The New Lloyds TSB Shares and New Lloyds TSB ADRs to be received by HBOS Shareholders and holders of HBOS ADRs, respectively under the Scheme have not been, and will not be, registered under the Securities Act or under the securities laws of any state, district or other jurisdiction of the United States, or of Canada, Australia or Japan and no regulatory clearances in respect of the registration of New Lloyds TSB Shares have been, or will be, applied for in any such jurisdiction. It is expected that the New Lloyds TSB Shares and New Lloyds TSB ADRs will be issued in reliance upon the exemption from the registration requirements of the Securities Act provided by Section 3(a)(10) thereof. This transaction has not been and will not be approved or disapproved by the SEC, nor has the SEC or any US state securities commission passed upon the merits or fairness of the transaction nor upon the adequacy or accuracy of the information contained in this document. Any representation to the contrary is a criminal offence in the United States. Under applicable US securities laws, HBOS Shareholders holders of HBOS ADRs who are or will be “affiliates” of Lloyds TSB prior to or after the Effective Date will be subject to certain transfer restrictions relating to the New Lloyds TSB Shares and New Lloyds TSB ADRs received in connection with the Scheme.

 

FORWARD LOOKING STATEMENTS

This document includes certain "forward looking statements" with respect to the business, strategy and plans of Lloyds TSB Group and HBOS and their respective expectations relating to the Acquisition and their future financial condition and performance. Statements that are not historical facts, including statements about Lloyds TSB Group's or HBOS's or their respective management's beliefs and expectations, are forward looking statements.

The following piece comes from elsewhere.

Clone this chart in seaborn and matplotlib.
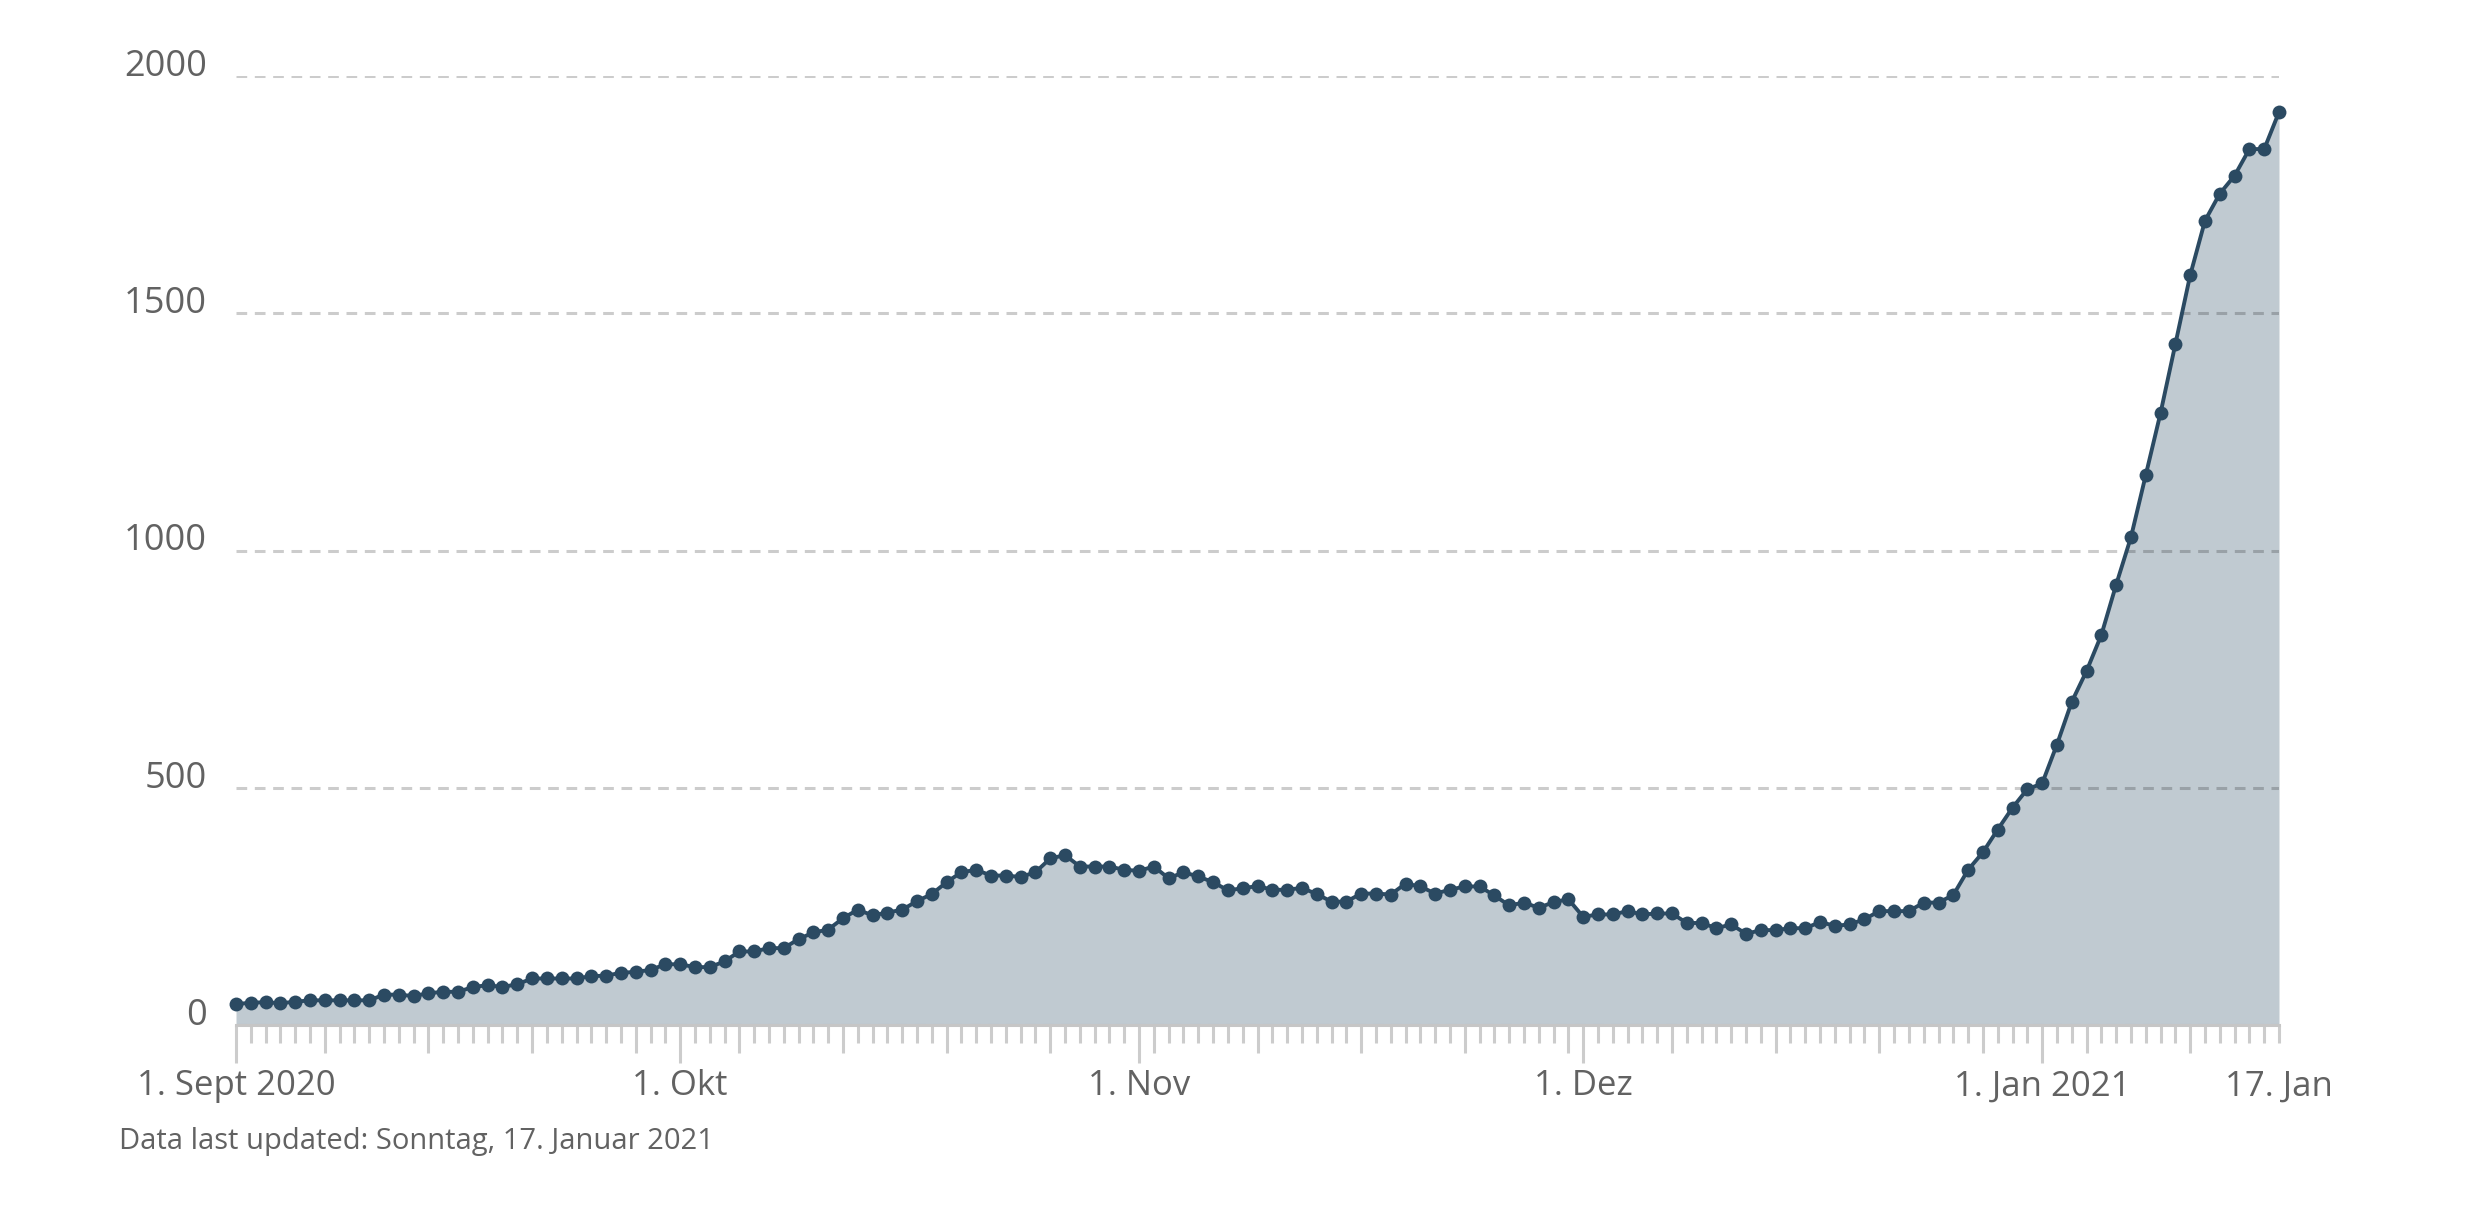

Words such as "believes", "anticipates", "estimates", "expects", "intends", "aims", "potential", "will", "would", "could", "considered", "likely", "estimate" and variations of these words and similar future or conditional expressions are intended to identify forward looking statements but are not the exclusive means of identifying such statements. By their nature, forward looking statements involve risk and uncertainty because they relate to events and depend upon future circumstances that may or may not occur.

Examples of such forward looking statements include, but are not limited to, statements about expected benefits and risks associated with the Acquisition, projections or expectations of profit attributable to shareholders, anticipated provisions or write-downs, economic profit, dividends, capital structure or any other financial items or ratios; statements of plans, objectives or goals of Lloyds TSB, HBOS or the combined business following the Acquisition; statements about the future trends in interest rates, liquidity, foreign exchange rates, stock market levels and demographic trends and any impact that those matters may have on Lloyds TSB, HBOS or the combined company following the Acquisition; statements concerning any future UK, US or other economic environment or performance; statements about strategic goals, competition, regulation, regulatory approvals, dispositio ns and consolidation or technological developments in the financial services industry; and statements of assumptions underlying such statements.

Factors that could cause actual results to differ materially from the plans, objectives, expectations, estimates and intentions expressed in such forward looking statements made by Lloyds TSB or HBOS or on their behalf include, but are not limited to, general economic conditions in the United Kingdom, the United States or elsewhere; regulatory scrutiny, legal proceedings or complaints; changes in competition and pricing environments; the inability to hedge certain risks economically; the adequacy of loss reserves; the ability to secure new customers and develop more business from existing customers; the Acquisition not being completed or not being completed as currently envisaged; additional unanticipated costs associated with the Acquisition or the operating of the combined

 



 

company; or an inability to implement the strategy of the combined company or achieve the Acquisition benefits set out herein. Additional factors that could cause actual results to differ materially from forward looking statements are set out in the most recent annual reports and accounts of the Lloyds TSB Group and HBOS, including Lloyds TSB Group's most recent annual report on Form 20-F filed with the SEC.